William McDonough, President of the New York Federal Reserve Bank, was named today to the position of Chairman of the Public Company Accounting Oversight Board. He will start at the $556,000 a year position after being fully vetted and voted on by the SEC Board.
Mr. McDonough's background is in banking and government, and he holds a Masters Degree in Economics. Mr. McDonough is not an accountant.
Mr. McDonough joined the New York Fed in January 1992, as executive vice president and head of the Markets Group, which has responsibility both for the implementation of monetary policy and for foreign exchange activities. Some 18 months later, on July 19, 1993, he was named president of the bank upon the retirement of E. Gerald Corrigan. Earlier this year he announced his intention to resign his position as President effective July 21, 2003.

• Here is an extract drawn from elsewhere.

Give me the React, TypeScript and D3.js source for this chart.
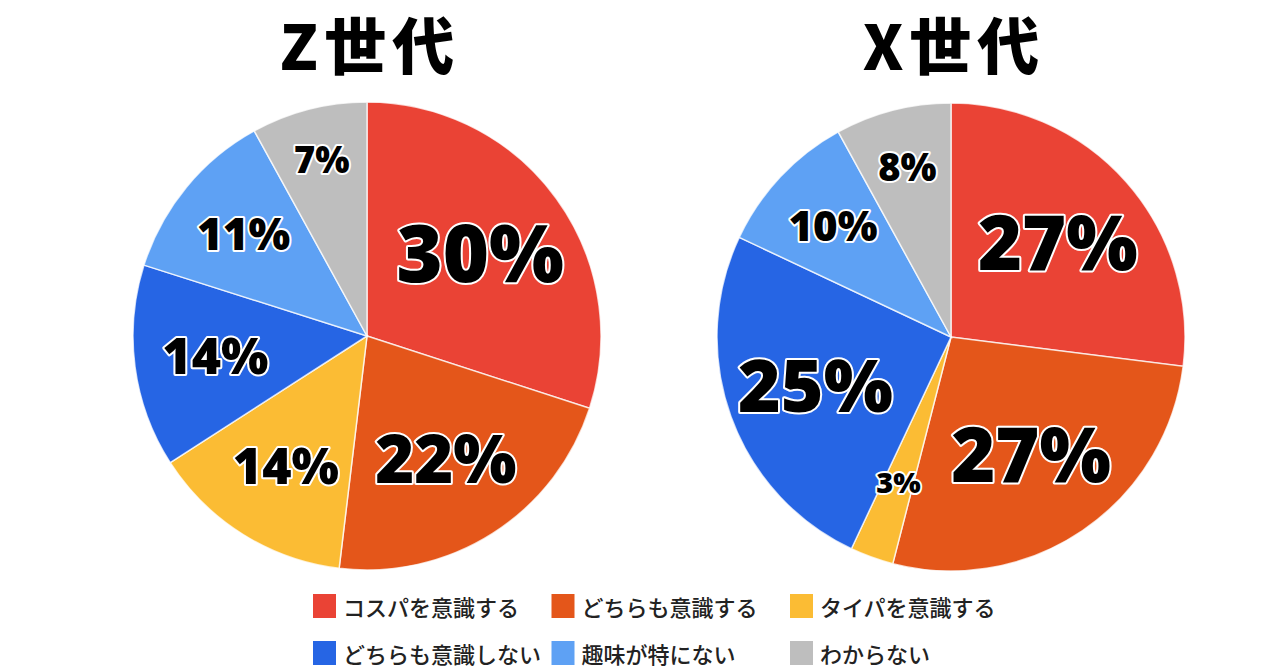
import * as d3 from 'd3';

const categories = [
  'コスパを意識する',
  'どちらも意識する',
  'タイパを意識する',
  'どちらも意識しない',
  '趣味が特にない',
  'わからない',
];
const colors = ['#EA4335', '#E4561A', '#FBBC34', '#2665E4', '#5EA1F4', '#BEBEBE'];

// Z世代: printed labels, and slice sizes as drawn (labels do not sum to 100)
const zPercents = [30, 22, 14, 14, 11, 7];
const zShares = [30.0, 21.9, 14.0, 14.0, 12.1, 8.0];
// X世代
const xPercents = [27, 27, 3, 25, 10, 8];
const xShares = [27, 27, 3, 25, 10, 8];

const W = 1280;
const H = 670;
const R = 234;

// label size and distance grow/shrink with the printed share
const fontSize = d3.scaleLinear().domain([3, 8, 14, 25, 30]).range([29, 38, 50, 73, 79]).clamp(true);
const labelRadius = d3.scaleLinear().domain([3, 7, 10, 14, 30]).range([155, 182, 162, 153, 140]).clamp(true);

const LABEL_FONT = '"Noto Sans", "Noto Sans CJK JP", sans-serif';
const JP_FONT = '"Noto Sans CJK JP", "Noto Sans", sans-serif';

function Pie({ cx, cy, title, shares, percents }: { cx: number; cy: number; title: string; shares: number[]; percents: number[] }) {
  const pie = d3
    .pie<number>()
    .sort(null)
    .value((d) => d);
  const arcs = pie(shares);
  const arc = d3.arc<d3.PieArcDatum<number>>().innerRadius(0).outerRadius(R);

  return (
    <g>
      <text
        x={cx + 3}
        y={70}
        textAnchor="middle"
        fontFamily={JP_FONT}
        fontWeight={900}
        fontSize={62}
        letterSpacing={6}
        fill="#000"
      >
        {title}
      </text>
      <g transform={`translate(${cx},${cy})`}>
        {arcs.map((a, i) => (
          <path key={i} d={arc(a) || ''} fill={colors[i]} stroke="#fff" strokeOpacity={0.75} strokeWidth={1.5} />
        ))}
        {arcs.map((a, i) => {
          const mid = (a.startAngle + a.endAngle) / 2;
          const r = labelRadius(percents[i]);
          const x = Math.sin(mid) * r;
          const y = -Math.cos(mid) * r;
          return (
            <text
              key={i}
              x={x}
              y={y}
              dy="0.36em"
              textAnchor="middle"
              fontFamily={LABEL_FONT}
              fontWeight={900}
              fontSize={fontSize(percents[i])}
              fill="#000"
              stroke="#fff"
              strokeWidth={4}
              strokeLinejoin="round"
              style={{ paintOrder: 'stroke' }}
            >
              {percents[i]}%
            </text>
          );
        })}
      </g>
    </g>
  );
}

export default function App() {
  const legendX = d3.scalePoint<number>().domain([0, 1, 2]).range([313, 790]);
  const legendY = d3.scalePoint<number>().domain([0, 1]).range([606, 653]);

  return (
    <svg
      width={W}
      height={H}
      viewBox={`0 0 ${W} ${H}`}
      style={{ position: 'absolute', left: 0, top: 0, background: '#fff' }}
    >
      <rect width={W} height={H} fill="#fff" />
      <Pie cx={367} cy={336} title="Z世代" shares={zShares} percents={zPercents} />
      <Pie cx={951} cy={337} title="X世代" shares={xShares} percents={xPercents} />
      <g>
        {categories.map((c, i) => {
          const x = legendX(i % 3)!;
          const y = legendY(Math.floor(i / 3))!;
          return (
            <g key={c} transform={`translate(${x},${y})`}>
              <rect x={0} y={-12} width={23} height={24} fill={colors[i]} />
              <text
                x={30}
                y={0}
                dominantBaseline="central"
                fontFamily={JP_FONT}
                fontWeight={500}
                fontSize={22}
                fill="#222"
              >
                {c}
              </text>
            </g>
          );
        })}
      </g>
    </svg>
  );
}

Mr. McDonough's appointment to this position comes somewhat under the radar screen, as his name was not openly discussed in "insiders circles" of potential candidates for the position.
The AICPA has issued a statement of support for Mr. McDonough's appointment: "The American Institute of Certified Public Accountants welcomes the appointment of a chairman to head the PCAOB. While much hard work has been done, William McDonough's appointment is a critical step in moving the process forward. Mr. McDonough has a distinguished record of service to our financial system and markets. The AICPA and members of our profession look forward to working with him, other members of the PCAOB board and PCAOB staff as they continue their important work."
In an exclusive interview with AccountingWEB, AICPA President Barry Melancon indicated he has "not met Mr. McDonough before, and looks forward to building a relationship with him so that we produce a win-win."
In his new role, Mr. McDonough will succeed acting Chairman Charles Niemeier as head of the PCAOB. Mr. Niemeier stepped in as acting Chairman upon the resignation of William Webster, the SEC's original choice to head the oversight group. Mr. Webster resigned from the position last fall when it was revealed that he was involved as an audit committee member of a company that was under investigation for accounting irregularities.